As the audience trooped into John Galliano's gritty urban set complete with burned-out car, Mr. Bojangles was looping on the soundtrack. In fact, that grizzled old soul was the inspiration for a show that celebrated street musicians, from the jazzbos of Bourbon Street in New Orleans to the drum-beating Hare Krishnas who never tire of trolling London's Oxford Street.
Galliano's genius lies in his ability to transform the most arcane sources into irresistible fashion delirium, and his spring 2006 collection was no exception. It was a back-to-front affair, starting with funereal evening wear and ending with one of the designer's Leigh Bowery–influenced pagan lovefests, featuring pit stops in Peru, Appalachia (hobo chic is another Galliano signature), and a Formula One racetrack.

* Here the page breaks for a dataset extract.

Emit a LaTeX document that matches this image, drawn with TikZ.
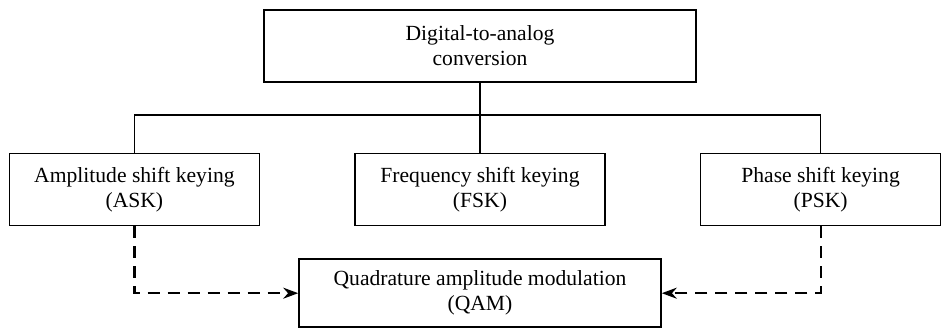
\documentclass[tikz,border=0pt]{standalone}
\usepackage{fontspec}
\setmainfont{Liberation Serif}
\usepackage{tikz}
\usetikzlibrary{positioning, arrows.meta}
\tikzset{
x=1pt, y=1pt, % coordinates in points
>={Stealth[length=7.5pt, width=5.5pt]}, % arrow heads
node distance=47pt, % horizontal gap between the keying boxes
block/.style={draw, line width=0.8pt, align=center, minimum height=36pt, inner sep=2pt, font=\fontsize{10.8}{12.5}\selectfont}, % every box
link/.style={line width=0.8pt}, % solid tree lines
qamlink/.style={->, line width=1.1pt, dash pattern=on 6pt off 4pt}, % dashed arrows into QAM
}
\begin{document}
\begin{tikzpicture}
            \useasboundingbox (0,0) rectangle (472,-165);
            \node[block, minimum width=216pt] (dac) at (240,-23) {Digital-to-analog\\conversion};
            \node[block, minimum width=125pt, below=35pt of dac] (fsk) {Frequency shift keying\\(FSK)};
            \node[block, minimum width=125pt, left=of fsk] (ask) {Amplitude shift keying\\(ASK)};
            \node[block, minimum width=120pt, right=of fsk] (psk) {Phase shift keying\\(PSK)};
            \node[block, minimum width=181pt, minimum height=34pt, below=16pt of fsk] (qam) {Quadrature amplitude modulation\\(QAM)};
            \coordinate (bus) at (0,-57.5);
            \draw[link]
                (dac.south) -- (fsk.north)
                (ask.north) -- (ask.north |- bus) -| (psk.north)
                ;
            \draw[qamlink] (ask.south) |- (qam.west);
            \draw[qamlink] (psk.south) |- (qam.east);
            \end{tikzpicture}
\end{document}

Highlights? There was some ingenious play with silk scarves, which showed up as the lapels on a pinstripe jacket and as a trompe l'oeil shirt under a leather waistcoat. A Shaker quilt applied to a denim jacket had a why-didn't-I-think-of-that logic, and Galliano's patchwork jeans reached new heights of sequined, embroidered overload (though the denim jumpsuit with its weight of logo patches might be an ironic wink too far). A three-piece pinstripe suit nodded toward accessibility but was upstaged by a brown leather hobo coat. The spectacle concluded with a rain of petals, through which Galliano's cast took one final turn before the Pied Piper himself clambered out of that abandoned car and took his bow.